Task details ▸ Skip all pictures. Write out the data below from its first line through the line that contains "import matplotlib.transforms as mtransforms".

Given information ▸

....

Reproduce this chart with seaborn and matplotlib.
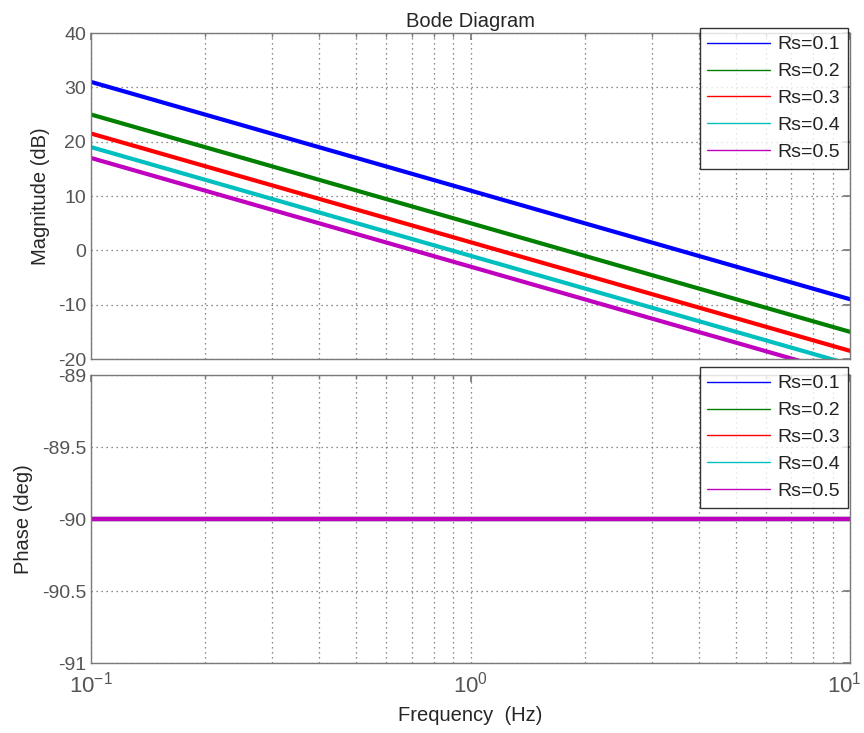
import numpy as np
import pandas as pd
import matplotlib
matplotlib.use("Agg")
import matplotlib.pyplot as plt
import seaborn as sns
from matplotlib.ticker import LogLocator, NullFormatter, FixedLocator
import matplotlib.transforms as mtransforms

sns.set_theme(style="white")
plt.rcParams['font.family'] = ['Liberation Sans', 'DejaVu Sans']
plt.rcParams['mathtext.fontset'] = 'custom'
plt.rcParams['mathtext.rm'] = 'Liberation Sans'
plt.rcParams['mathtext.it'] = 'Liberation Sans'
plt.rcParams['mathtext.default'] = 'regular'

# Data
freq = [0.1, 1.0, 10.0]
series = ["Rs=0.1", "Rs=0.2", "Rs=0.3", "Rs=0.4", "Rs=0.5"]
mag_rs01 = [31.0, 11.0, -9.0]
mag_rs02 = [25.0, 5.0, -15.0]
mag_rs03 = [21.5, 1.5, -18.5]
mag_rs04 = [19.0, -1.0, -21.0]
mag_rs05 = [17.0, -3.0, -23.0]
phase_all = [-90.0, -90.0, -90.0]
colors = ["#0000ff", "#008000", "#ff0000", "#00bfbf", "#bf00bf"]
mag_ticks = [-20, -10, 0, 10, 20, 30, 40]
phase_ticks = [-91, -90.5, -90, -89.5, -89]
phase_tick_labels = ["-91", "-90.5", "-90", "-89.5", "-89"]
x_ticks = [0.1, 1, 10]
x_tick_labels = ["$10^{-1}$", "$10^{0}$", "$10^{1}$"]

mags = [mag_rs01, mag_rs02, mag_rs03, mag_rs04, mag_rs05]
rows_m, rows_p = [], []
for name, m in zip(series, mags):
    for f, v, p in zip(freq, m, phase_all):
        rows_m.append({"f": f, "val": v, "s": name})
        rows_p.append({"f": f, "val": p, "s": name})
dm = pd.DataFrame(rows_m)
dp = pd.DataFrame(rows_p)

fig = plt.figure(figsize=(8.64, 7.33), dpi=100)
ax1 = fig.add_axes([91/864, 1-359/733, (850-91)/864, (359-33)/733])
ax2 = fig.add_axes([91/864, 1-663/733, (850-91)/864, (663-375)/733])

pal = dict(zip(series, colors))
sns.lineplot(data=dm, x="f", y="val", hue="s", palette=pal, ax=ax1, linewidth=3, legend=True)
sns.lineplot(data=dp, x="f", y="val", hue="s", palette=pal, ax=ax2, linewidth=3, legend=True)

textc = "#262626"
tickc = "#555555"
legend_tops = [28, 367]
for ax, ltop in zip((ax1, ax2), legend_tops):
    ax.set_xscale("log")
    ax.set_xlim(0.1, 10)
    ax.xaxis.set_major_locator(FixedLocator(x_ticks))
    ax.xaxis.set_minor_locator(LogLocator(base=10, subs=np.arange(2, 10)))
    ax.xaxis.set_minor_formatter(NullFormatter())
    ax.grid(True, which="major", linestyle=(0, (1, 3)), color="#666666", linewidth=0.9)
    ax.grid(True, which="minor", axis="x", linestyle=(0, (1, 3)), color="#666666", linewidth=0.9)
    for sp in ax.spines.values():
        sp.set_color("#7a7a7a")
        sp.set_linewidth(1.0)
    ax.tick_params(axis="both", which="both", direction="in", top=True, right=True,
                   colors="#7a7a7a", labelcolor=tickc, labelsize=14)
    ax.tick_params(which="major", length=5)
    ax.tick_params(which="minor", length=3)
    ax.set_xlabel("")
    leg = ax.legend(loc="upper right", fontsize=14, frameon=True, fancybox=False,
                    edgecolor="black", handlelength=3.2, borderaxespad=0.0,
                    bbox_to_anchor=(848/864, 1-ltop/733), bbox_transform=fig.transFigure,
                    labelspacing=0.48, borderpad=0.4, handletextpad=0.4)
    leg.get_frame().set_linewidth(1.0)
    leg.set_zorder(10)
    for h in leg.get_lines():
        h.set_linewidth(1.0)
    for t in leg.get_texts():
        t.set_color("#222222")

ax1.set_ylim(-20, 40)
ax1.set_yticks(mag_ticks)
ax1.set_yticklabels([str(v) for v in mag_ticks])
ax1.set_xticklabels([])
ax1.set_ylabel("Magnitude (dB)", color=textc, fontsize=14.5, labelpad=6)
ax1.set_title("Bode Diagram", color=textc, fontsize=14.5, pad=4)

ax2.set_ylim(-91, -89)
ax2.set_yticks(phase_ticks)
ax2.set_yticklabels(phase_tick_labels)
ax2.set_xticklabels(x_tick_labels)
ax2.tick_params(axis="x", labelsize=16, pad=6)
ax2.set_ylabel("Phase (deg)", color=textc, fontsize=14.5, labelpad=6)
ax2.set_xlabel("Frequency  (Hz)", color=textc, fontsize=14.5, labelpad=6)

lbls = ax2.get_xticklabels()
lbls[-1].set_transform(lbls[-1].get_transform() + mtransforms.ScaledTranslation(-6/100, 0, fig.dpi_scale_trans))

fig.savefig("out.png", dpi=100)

....

Output for this task ▸
Reproduce this chart with seaborn and matplotlib.
import numpy as np
import pandas as pd
import matplotlib
matplotlib.use("Agg")
import matplotlib.pyplot as plt
import seaborn as sns
from matplotlib.ticker import LogLocator, NullFormatter, FixedLocator
import matplotlib.transforms as mtransforms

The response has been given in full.